Is a merger best?

Is this herd-mentality going to save the region from the natural course of the economic downturn?
Is a merger best?
By Conrad Egbert
Sat 04 Jul 2009 04:00 AM

It's amazing how most things in the region happen all at once. It's so basic and so fast. But is this herd-mentality going to save the region from the natural course of the economic downturn?

Mergers are events that most of us witness once in a while, but it seems to have now become the latest trend.

Last month, Nakheel announced it would merge with DMCC in response to the steep market downturn.

Then Emaar followed suit just last week, by announcing it was set to merge with three Dubai Holding-owned developers Dubai Properties, Sama Dubai and Tatweer.

A few days later, Abu Dhabi based ANC Holdings along with its partner Flag Holdings bought a 51% stake in themed contracting company Amusement Whitewater and formed what they're now calling a "turnkey solution".

And what's more, I hear a couple of more mergers are on the way soon.

The ANC-AWW tie-up was, however, a little different. Fantasy leisure projects are not high on anyone's agenda currently, leaving AWW without work, so with ANC Holdings' willingness to shell out the money, it was a match made in Abu Dhabi.

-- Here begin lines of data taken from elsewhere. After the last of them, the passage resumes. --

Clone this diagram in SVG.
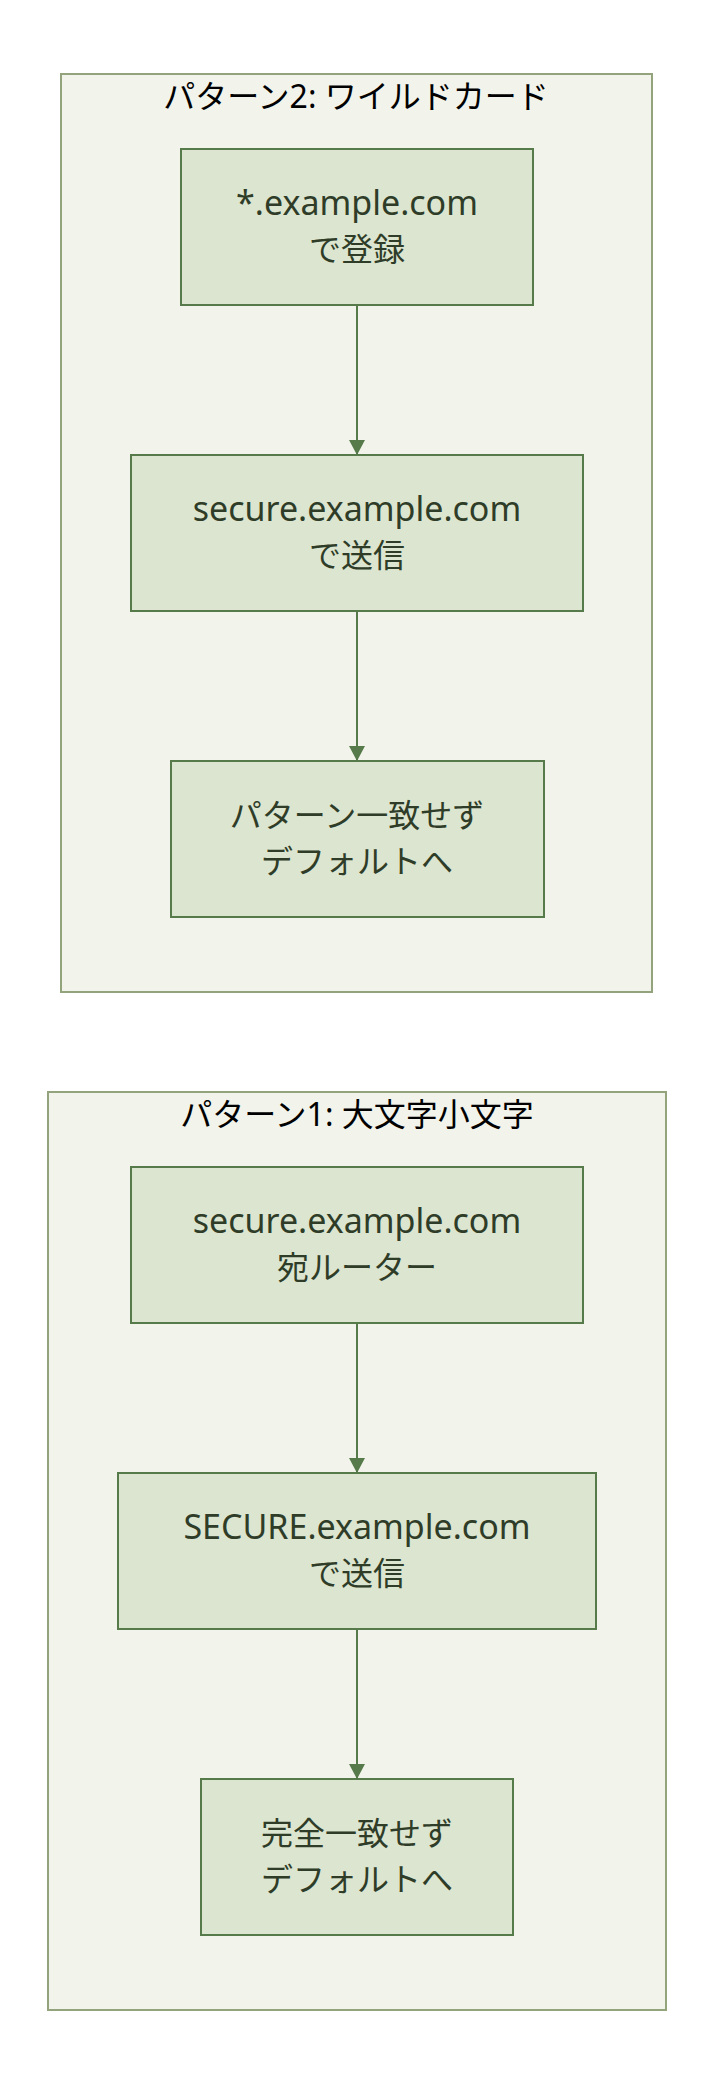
<svg xmlns="http://www.w3.org/2000/svg" width="714" height="2088" viewBox="0 0 714 2088">
<style>
.grp{fill:#f2f3eb;stroke:#93a47d;stroke-width:2}
.node{fill:#dce5cf;stroke:#567a4a;stroke-width:2}
.title{font-family:"Noto Sans","Noto Sans CJK JP",sans-serif;font-size:32px;fill:#000;text-anchor:middle}
.lat{font-family:"Noto Sans","Noto Sans CJK JP",sans-serif;font-size:34px;fill:#2e3c28;text-anchor:middle}
.cjk{font-family:"Noto Sans CJK JP",sans-serif;font-size:32px;fill:#2e3c28;text-anchor:middle}
.edge{stroke:#567a4a;stroke-width:2;fill:none}
</style>
<defs>
<marker id="arr" markerUnits="userSpaceOnUse" markerWidth="16" markerHeight="16" refX="15" refY="8" orient="auto">
<path d="M0,0 L15,8 L0,16 Z" fill="#567a4a"/>
</marker>
</defs>
<g id="group2">
<rect class="grp" x="61" y="74" width="591" height="918"/>
<text class="title" x="356" y="108">パターン2: ワイルドカード</text>
</g>
<g id="group1">
<rect class="grp" x="48" y="1092" width="618" height="918"/>
<text class="title" x="357" y="1126">パターン1: 大文字小文字</text>
</g>
<g id="connectors">
<line class="edge" x1="357" y1="305" x2="357" y2="455" marker-end="url(#arr)"/>
<line class="edge" x1="357" y1="611" x2="357" y2="761" marker-end="url(#arr)"/>
<line class="edge" x1="357" y1="1323" x2="357" y2="1473" marker-end="url(#arr)"/>
<line class="edge" x1="357" y1="1629" x2="357" y2="1779" marker-end="url(#arr)"/>
</g>
<g id="w1">
<rect class="node" x="181" y="149" width="352" height="156"/>
<text class="lat" x="357" y="215">*.example.com</text>
<text class="cjk" x="357" y="261">で登録</text>
</g>
<g id="w2">
<rect class="node" x="131" y="455" width="452" height="156"/>
<text class="lat" x="357" y="521">secure.example.com</text>
<text class="cjk" x="357" y="567">で送信</text>
</g>
<g id="w3">
<rect class="node" x="171" y="761" width="373" height="156"/>
<text class="cjk" x="357" y="827">パターン一致せず</text>
<text class="cjk" x="357" y="873">デフォルトへ</text>
</g>
<g id="c1">
<rect class="node" x="131" y="1167" width="452" height="156"/>
<text class="lat" x="357" y="1233">secure.example.com</text>
<text class="cjk" x="357" y="1279">宛ルーター</text>
</g>
<g id="c2">
<rect class="node" x="118" y="1473" width="478" height="156"/>
<text class="lat" x="357" y="1539">SECURE.example.com</text>
<text class="cjk" x="357" y="1585">で送信</text>
</g>
<g id="c3">
<rect class="node" x="201" y="1779" width="312" height="156"/>
<text class="cjk" x="357" y="1845">完全一致せず</text>
<text class="cjk" x="357" y="1891">デフォルトへ</text>
</g>
</svg>
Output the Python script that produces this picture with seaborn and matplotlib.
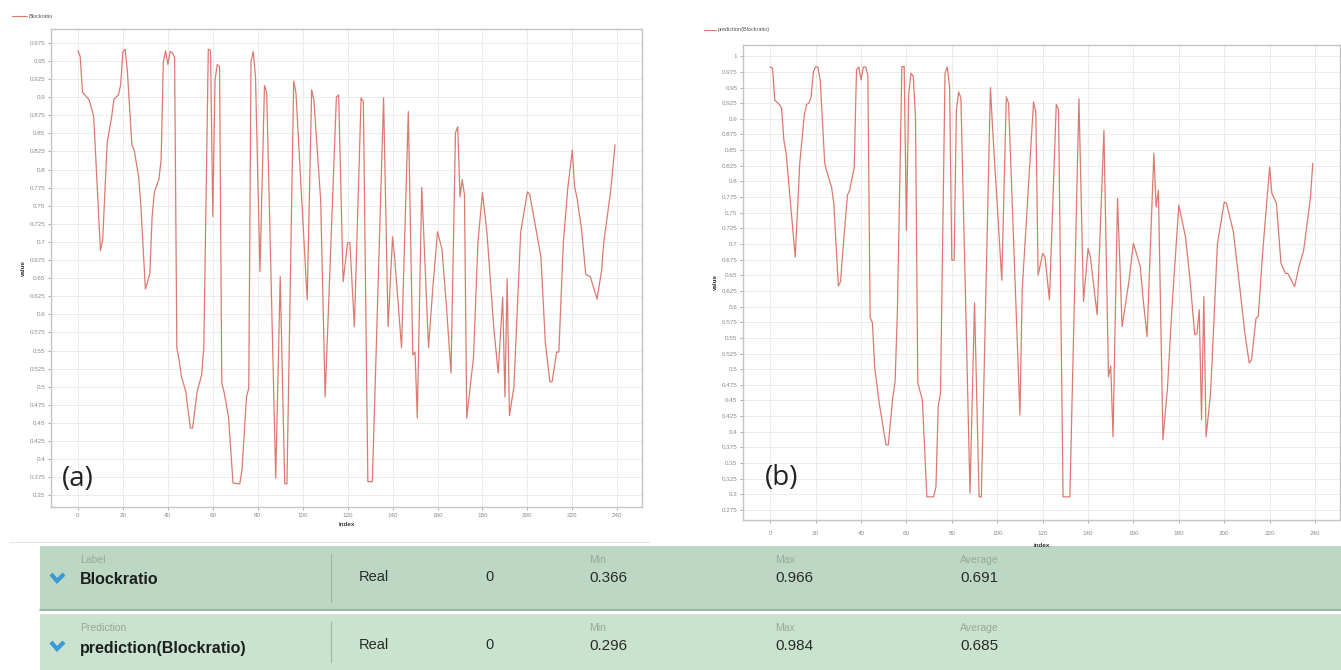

The downturn has so far seen property prices tumble more than 50%, billions of dollars worth of projects cancelled and thousands of people lose their jobs. But is merging really the answer?

Mergers seem a good idea for small companies that aren't too successful or when the result of the merger will increase the worth of all companies involved.

But with the current financial situation, companies need to take a closer look at the reasons and expected results of merging before they go ahead.

Most importantly, one needs to assess the motives of all parties for the merger; the financial situation of the companies that are merging and if their coming together will make them stronger. But if even one of them is in trouble, then it will drag the other ones down and that's when a merger goes bad. The most well known example is General Motor's acquisition of Fiat and Saab in 2000 where GM ended up losing more than US $6 billion.

I'm not saying these mergers will end up in trouble, but going by the way things have been done in the past, it does raise some concern.

Let's just hope that the homework was done, and done well.

Conrad Egbert is the editor of Construction Week.